OpenMP 1D reduction leads to internal compiler error

Hello,

When compiling my program with nvc++ I get the following compiler error
NVC+±F-0000-Internal compiler error. unhandled ilm to find symbol 0 (reproducer.cpp: 22)

This appears to be related to use of an OpenMP reduction with a variable of size 8.
#pragma omp parallel for simd reduction(+:sums)
If I remove the reduction or change it to a scalar reduction then the program compiles. Below is a simple program that reproduces the issue

// Compile with:
//   nvc++ -std=c++20 -mp -O0 -g reproducer.cpp -o repro
//
// The ICE is triggered by `#pragma omp for simd` with an array reduction.
// Changing to `#pragma omp for` (without simd) avoids the crash.

#include <cstdio>
#include <vector>

int main() {
    constexpr int N = 1024;
    constexpr int chunk_size = 8;

    std::vector<double> x(N, 1.0);

    std::vector<std::vector<double>> ys(chunk_size, std::vector<double>(N, 2.0));

    double sums[chunk_size] = {};

    // ICE: omp parallel for simd + array reduction
    #pragma omp parallel for simd reduction(+:sums)
    for (int i = 0; i < N; ++i) {
        for (int k = 0; k < chunk_size; ++k) {
            sums[k] += x[i] * ys[k][i];
        }
    }

    for (int k = 0; k < chunk_size; ++k)
        std::printf("sums[%d] = %f\n", k, sums[k]);

    return 0;
}

I have tried this example with NVC++ 25.9 and 26.1 with the same result

> nvc++ --version

nvc++ 26.1-0 64-bit target on x86-64 Linux -tp znver4 
NVIDIA Compilers and Tools
Copyright (c) 2026, NVIDIA CORPORATION & AFFILIATES.  All rights reserved.
> nvc++ -std=c++20 -mp -O0 -g reproducer.cpp -o repro
NVC++-F-0000-Internal compiler error. unhandled ilm to find symbol       0  (reproducer.cpp: 22)
NVC++/x86-64 Linux 26.1-0: compilation aborted

Hi joanib14,

Thanks for the report. I’ve filed TPR #38292 and sent it engineering for investigations.

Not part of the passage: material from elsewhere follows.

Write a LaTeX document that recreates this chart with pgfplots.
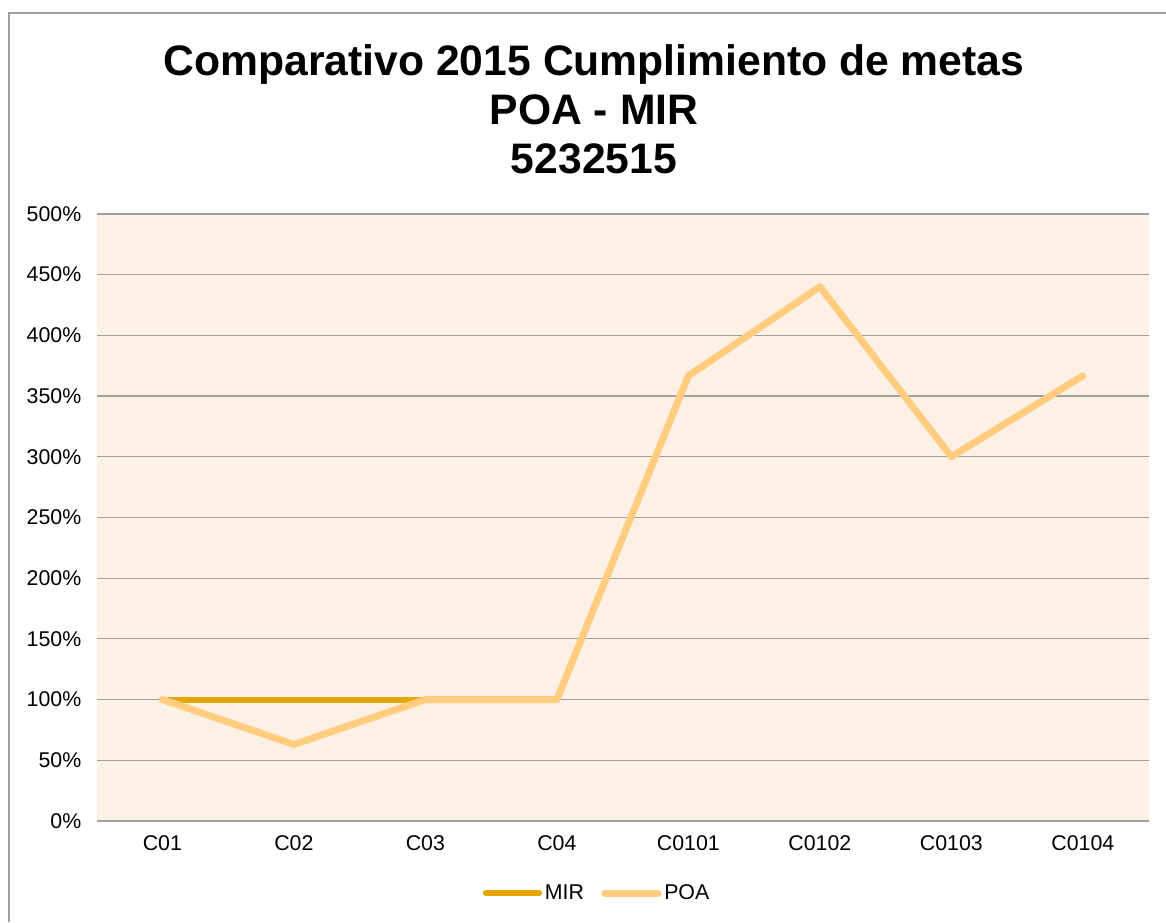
\documentclass[border=0pt]{standalone}
\usepackage{pgfplots}
\pgfplotsset{compat=1.18}
\usepackage{fontspec}
\setmainfont{Liberation Sans}
\definecolor{mirc}{HTML}{E3A800}
\definecolor{poac}{HTML}{FFCC80}
\definecolor{bgc}{HTML}{FDF1E6}
\definecolor{gridc}{HTML}{A0A0A0}
\begin{document}
\begin{tikzpicture}[x=1pt,y=1pt]
\path[use as bounding box] (0,0) rectangle (874.5,691.5);
\draw[gridc, line width=1.2pt] (6.75,0) -- (6.75,681.75) -- (874.5,681.75);
\node[align=center, font=\fontsize{32}{36.5}\selectfont\bfseries] at (445.5,609.5) {Comparativo 2015 Cumplimiento de metas\\POA - MIR\\5232515};
\begin{axis}[
  at={(73.5,83.25)}, anchor=south west,
  scale only axis, width=789pt, height=455.25pt,
  xmin=-0.5, xmax=7.5, ymin=0, ymax=500,
  axis background/.style={fill=bgc},
  axis line style={draw=none},
  major tick length=0pt,
  xtick={0,...,7},
  xticklabels={C01,C02,C03,C04,C0101,C0102,C0103,C0104},
  ytick={0,50,...,500},
  yticklabels={0\%,50\%,100\%,150\%,200\%,250\%,300\%,350\%,400\%,450\%,500\%},
  ymajorgrids, grid style={gridc, line width=0.9pt},
  tick label style={font=\fontsize{16}{19}\selectfont},
  yticklabel style={xshift=-8pt},
  xticklabel style={yshift=-7.5pt},
  legend style={at={(0.476,-0.119)}, anchor=center, draw=none, fill=none, legend columns=2,
    font=\fontsize{16}{19}\selectfont, /tikz/every even column/.append style={column sep=11pt}},
  legend image code/.code={\draw[#1, line cap=round] (0pt,0pt) -- (40pt,0pt);},
]
\addplot[mirc, line width=4.5pt, line cap=round, line join=round] coordinates {(0,100) (1,100) (2,100) (3,100)};
\addlegendentry{MIR}
\addplot[poac, line width=5.25pt, line cap=round, line join=round] coordinates {(0,100) (1,63) (2,100) (3,100) (4,366.7) (5,440) (6,300) (7,366.7)};
\addlegendentry{POA}
\end{axis}
\end{tikzpicture}
\end{document}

As a workaround, you can use atomics instead. Given array reductions are expensive, I’ve found that atomics are often faster, especially with offload. I’m not sure in this case given the sum array is small and you’re targeting the host, but possible.

    #pragma omp parallel for 
    for (int i = 0; i < N; ++i) {
        for (int k = 0; k < chunk_size; ++k) {
            #pragma omp atomic update
            sums[k] += x[i] * ys[k][i];
        }
    }

-Mat

1 Like